Some thought the extra cash would have been more beneficial to any one of the other museums on the shortlist, an eclectic quartet which ranged from the Bethlem Museum of the Mind (underdog from the London suburb), the Arnolfini Gallery in Bristol with its bravura contemporary art shows, the sculpture park of Jupiter Artland, near Edinburgh or York Art Gallery, which had been transformed after a two year refurbishment but was struggling financially.
Artist Cornelia Parker, who was one of the four judges last year, admits it was a ‘really difficult job.’
“We had many discussions,” she says delicately. “One of our number suggested we all had big egos - which is fair enough - and it was so close fought that we did not make the decision until the day of the award ceremony. Because we could not agree we gave scores from one to five to each contender and even then one of us did not want the V and A to win.
“The museums are all so different and there are lots of different criteria but with the runners up there was always one fatal failing whether it was York Museum which had lost one-third of its audience because they had decided to charge visitors or the Bethlem which was in a Portakabin not so long ago but is still at the beginning with its programmes.
“The money is a spit in the ocean for the V and A but we were impressed by their decision to take shows on the roads as they used to before they were abandoned in the 70s. And I do believe there is an accolade in being one of five on the list - Jupiter Artland doubled the number of its visitors for example.”
But an accolade is not quite like winning, as a small, unfashionable museum like the Lightbox in Woking, Surrey, which won in 2008, testifies. The money meant they were able to build a new gallery to house contemporary works and afford to support one show every year by a local talent.
As marketing manager Pru Chambers says: “The publicity helped increase audiences from 70,000 to 100,000 and it raised the museums’s profile in terms of its peers so that we suddenly had credibility with other museums such as the Tate or the Courtauld who let us borrow from their collections.
“The effect was much greater on us than on one of the big hitters like the V and A.”
But that is to miss the point, as Stephen Deuchar, Director of the Art Fund explains: “This is the nub of the problem and also the strength of the Museum of the Year. You cannot compare a small museum with the British Museum or the V and A, they are completely different operations, yet they are put up against each other and the judges have to ask themselves the question; how well does this museum do what it does?
“In a way that sounds very simple but it’s quite a searching thing to ask. Could the British Museum do better? You might say it could. It has the best collection in the world but is it making most of it? In fact, when the museum won in 2011 it was for the curatorial project, The History of World in 100 Objects, and nothing to do splendour of its galleries or the depth of the collection.
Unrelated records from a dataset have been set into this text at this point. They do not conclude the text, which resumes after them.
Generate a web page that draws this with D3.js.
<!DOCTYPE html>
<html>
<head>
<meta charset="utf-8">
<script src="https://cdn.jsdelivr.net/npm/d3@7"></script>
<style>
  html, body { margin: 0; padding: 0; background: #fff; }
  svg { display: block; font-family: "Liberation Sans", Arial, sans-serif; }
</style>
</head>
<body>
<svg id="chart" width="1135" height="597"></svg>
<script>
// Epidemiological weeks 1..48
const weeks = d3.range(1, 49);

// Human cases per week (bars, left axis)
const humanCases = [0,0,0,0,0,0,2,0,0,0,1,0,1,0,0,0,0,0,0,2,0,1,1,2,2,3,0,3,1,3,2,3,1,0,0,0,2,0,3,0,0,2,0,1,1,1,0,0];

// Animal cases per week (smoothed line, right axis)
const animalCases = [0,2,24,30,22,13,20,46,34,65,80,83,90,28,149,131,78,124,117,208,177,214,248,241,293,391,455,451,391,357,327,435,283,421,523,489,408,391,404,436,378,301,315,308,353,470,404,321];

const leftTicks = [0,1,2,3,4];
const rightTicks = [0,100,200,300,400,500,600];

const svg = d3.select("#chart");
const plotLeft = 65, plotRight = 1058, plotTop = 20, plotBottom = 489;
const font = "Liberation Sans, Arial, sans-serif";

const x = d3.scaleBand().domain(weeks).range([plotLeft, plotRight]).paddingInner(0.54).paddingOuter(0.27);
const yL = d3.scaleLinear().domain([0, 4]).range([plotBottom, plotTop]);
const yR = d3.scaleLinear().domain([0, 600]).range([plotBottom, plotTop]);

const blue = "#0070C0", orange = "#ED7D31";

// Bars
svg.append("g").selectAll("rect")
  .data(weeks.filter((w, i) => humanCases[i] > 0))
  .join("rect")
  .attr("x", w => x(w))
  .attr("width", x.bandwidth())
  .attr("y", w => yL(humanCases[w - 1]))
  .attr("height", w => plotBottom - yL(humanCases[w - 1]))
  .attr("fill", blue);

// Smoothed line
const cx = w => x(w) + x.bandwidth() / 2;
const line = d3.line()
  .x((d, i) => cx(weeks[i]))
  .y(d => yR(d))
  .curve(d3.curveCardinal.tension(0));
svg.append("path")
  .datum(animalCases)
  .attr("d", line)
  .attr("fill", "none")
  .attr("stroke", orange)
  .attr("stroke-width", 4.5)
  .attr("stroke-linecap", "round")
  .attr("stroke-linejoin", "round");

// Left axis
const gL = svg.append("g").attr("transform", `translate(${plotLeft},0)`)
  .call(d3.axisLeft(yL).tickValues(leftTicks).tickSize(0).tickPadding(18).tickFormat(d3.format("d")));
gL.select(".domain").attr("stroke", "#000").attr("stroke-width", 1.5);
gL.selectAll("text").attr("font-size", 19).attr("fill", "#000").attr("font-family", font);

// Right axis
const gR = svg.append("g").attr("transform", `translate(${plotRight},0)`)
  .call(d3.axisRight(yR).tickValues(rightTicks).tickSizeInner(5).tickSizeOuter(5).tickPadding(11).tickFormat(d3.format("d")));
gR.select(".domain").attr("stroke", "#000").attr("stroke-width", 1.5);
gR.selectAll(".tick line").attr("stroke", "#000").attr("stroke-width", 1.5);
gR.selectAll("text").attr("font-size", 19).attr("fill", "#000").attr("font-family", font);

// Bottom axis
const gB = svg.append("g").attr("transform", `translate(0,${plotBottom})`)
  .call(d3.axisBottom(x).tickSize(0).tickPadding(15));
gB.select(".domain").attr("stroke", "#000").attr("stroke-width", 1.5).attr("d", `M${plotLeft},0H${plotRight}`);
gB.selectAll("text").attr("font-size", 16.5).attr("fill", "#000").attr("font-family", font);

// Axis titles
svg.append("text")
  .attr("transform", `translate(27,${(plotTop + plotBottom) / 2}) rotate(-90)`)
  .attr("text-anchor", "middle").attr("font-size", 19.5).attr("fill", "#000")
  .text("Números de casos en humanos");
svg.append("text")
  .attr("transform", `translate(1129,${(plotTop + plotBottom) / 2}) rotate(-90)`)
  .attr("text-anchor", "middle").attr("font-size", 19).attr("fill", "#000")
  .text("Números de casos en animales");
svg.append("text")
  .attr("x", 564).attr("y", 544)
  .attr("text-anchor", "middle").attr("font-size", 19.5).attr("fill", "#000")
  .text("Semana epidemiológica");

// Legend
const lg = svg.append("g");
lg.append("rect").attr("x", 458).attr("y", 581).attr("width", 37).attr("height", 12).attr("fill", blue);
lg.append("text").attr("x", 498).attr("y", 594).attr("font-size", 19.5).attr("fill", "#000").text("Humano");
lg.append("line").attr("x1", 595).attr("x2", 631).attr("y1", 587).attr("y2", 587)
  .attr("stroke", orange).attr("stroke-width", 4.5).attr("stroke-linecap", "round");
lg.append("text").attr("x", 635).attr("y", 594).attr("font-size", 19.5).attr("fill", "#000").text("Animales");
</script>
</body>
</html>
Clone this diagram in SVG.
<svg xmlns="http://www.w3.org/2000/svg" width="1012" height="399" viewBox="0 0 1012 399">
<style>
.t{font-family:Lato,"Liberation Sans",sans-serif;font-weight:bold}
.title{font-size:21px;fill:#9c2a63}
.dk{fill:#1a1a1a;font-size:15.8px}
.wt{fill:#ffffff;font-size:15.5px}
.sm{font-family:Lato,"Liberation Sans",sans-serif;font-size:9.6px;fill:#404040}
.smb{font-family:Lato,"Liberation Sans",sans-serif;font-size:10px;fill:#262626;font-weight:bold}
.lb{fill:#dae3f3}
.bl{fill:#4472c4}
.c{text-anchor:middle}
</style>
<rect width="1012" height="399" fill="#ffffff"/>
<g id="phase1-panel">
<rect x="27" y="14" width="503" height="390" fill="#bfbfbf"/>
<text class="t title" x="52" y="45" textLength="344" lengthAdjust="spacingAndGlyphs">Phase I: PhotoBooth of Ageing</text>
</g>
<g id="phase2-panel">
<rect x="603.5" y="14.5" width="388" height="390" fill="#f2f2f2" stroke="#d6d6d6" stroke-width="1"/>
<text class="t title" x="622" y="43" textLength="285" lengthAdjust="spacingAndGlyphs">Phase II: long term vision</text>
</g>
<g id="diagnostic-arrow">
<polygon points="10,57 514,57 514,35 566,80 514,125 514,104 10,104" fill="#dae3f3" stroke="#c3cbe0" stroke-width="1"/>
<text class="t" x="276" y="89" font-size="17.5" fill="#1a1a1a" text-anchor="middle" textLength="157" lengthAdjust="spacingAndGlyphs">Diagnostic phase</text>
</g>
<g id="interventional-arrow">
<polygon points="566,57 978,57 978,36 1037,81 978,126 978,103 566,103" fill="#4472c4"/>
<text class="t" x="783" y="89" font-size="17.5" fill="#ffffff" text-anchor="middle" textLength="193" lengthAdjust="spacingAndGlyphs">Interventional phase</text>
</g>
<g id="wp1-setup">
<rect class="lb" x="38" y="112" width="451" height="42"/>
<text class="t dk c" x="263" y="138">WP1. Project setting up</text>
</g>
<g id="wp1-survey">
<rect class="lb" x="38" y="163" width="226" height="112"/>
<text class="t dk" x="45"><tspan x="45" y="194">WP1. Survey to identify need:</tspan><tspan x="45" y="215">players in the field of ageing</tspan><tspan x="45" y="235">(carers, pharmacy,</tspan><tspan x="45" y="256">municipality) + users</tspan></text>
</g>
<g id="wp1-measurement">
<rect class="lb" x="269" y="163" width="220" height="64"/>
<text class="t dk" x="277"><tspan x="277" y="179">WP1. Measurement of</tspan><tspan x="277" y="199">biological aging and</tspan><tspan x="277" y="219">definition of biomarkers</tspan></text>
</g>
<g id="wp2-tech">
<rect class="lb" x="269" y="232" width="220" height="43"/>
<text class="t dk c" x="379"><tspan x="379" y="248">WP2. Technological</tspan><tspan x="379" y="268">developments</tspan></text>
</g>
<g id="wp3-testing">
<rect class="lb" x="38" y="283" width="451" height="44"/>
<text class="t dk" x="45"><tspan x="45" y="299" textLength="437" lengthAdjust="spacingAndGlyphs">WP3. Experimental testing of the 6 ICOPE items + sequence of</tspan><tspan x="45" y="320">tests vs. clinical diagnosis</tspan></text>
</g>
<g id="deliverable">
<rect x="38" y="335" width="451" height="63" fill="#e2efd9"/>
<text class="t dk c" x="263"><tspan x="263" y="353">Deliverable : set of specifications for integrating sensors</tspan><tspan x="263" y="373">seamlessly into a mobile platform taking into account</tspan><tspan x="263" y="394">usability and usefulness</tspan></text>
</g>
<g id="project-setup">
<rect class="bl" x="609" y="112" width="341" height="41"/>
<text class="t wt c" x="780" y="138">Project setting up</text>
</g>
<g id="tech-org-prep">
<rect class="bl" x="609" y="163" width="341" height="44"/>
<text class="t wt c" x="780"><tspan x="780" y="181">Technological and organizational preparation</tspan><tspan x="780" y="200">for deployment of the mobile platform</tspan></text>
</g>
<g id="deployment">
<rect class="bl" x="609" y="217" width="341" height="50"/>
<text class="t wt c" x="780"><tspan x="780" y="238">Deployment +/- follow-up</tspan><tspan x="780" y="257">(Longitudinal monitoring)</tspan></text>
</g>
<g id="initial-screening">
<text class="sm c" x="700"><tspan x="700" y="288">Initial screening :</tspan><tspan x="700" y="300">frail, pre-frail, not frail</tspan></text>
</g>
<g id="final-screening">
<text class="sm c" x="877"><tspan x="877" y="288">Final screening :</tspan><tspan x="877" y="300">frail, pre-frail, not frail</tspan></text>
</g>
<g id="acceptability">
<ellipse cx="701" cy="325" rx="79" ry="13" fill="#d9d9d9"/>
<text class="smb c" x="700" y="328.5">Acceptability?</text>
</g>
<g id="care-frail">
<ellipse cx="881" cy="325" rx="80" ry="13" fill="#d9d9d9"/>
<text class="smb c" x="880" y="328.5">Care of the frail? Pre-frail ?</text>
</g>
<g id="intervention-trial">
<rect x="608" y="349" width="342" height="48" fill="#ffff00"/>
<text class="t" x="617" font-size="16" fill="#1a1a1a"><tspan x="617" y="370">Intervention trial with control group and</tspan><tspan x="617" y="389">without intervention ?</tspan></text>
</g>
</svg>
“You are just as likely to get a brilliantly conceived curatorial idea from somewhere small or an imaginative redesign of an existing museum as we saw in 2012 with the Royal Albert Memorial Museum in Exeter which won not because of a single showy event but a reworking of what they already had. From that point of view it doesn’t seem quite so absurd to have very small museums up against the big.”
His reasoning for the V and A victory moves unexpectedly into a reflection about art and elitism in a post-Brexit country.
“We had the referendum result in June, our prize was to be announced in July. How can we explain this surprising result when the UK was divided, with a metropolitan elite who think in one way and the rest of the country, disenfranchised and forgotten?
“To have the decision going to the V and A as the embodiment of that elite rather than Artland, York or Bristol was a great surprise. I think some believed when they came to the dinner to hear the announcement that the V and A was almost certainly not going to win because it would look like another example of elitism but the reality is that we weren’t thinking about the political landscape, we weren’t worrying what kind of decision we should take to make us look good or the museum world look good.
“We were simply asking; does the museum do what it does well? And we all thought the V and A’s Alexander McQueen: Savage Beauty was one of the outstanding exhibitions of the year as its record - breaking 493,043 visitors testifies.”
Above all he feels the Art Fund has to defend the ‘purity of the prize’ by not trying to meet the views of a particular constituency but by letting the judges decide.
Jennifer Scott, who was director of the Holburne Museum in Bath, which was long listed for the prize in 2012, and has recently moved to the Dulwich Picture Gallery in south London, shares Deuchar’s vision.
“I love the idea that the Art Fund is across the spectrum and that everyone is in the same pot together. For us it is very important that the Art Fund is leading the perception that all museums are equal.”
Big or small the contenders have to meet the same criteria. This year’s judges, sculptor Richard Deacon, Hartwig Fischer, Director of the British Museum, Munira Mirza former London deputy mayor for Culture and Education and DJ and television presenter, Jo Whiley with Deuchar as chairman will be deciding which museum has created a project which will provide a lasting legacy, whether it has a worthwhile learning programme and if it has done enough to inspire the enthusiasm of its visitors. Their targets this year could include the new Design Museum, the Tate Modern for its much vaunted extension and possibly the less known but constantly creative establishments such as the Holburne, the Pallant in Chichester and the Bowes in County Durham.
Perhaps what makes the decision making so charged is that the Art Fund prize is not just the most generous but the only financial reward given to a museum in the world. The annual Council of Europe Museum Prize offers prestige and a bronze statuette while the $1 million prize given by the UAE Abraaj Group is split between five artists and the Solomon R. Guggenheim Foundation in the USA awards the winner $100,000 plus a solo exhibition.
Runners up will win a consolatory £10,000 this year but just being on the short list was a ‘tremendous boost’ for the Bethlem Museum of the Mind, which is dedicated to the history and art of mental health.
“We were disappointed not to win but not begrudging,” says museum director Suzie Walker - Millar. “The Art Fund was very supportive and advised us on improving conditions for the disabled.
“We could have used the money on more outreach programmes and longer opening hours but the process raised our profile no end and the news of us being on the shortlist gave visitor figures a fillip. Above all, our staff and volunteers were so proud that they were no longer forgotten in the suburbs that they grew a foot taller.”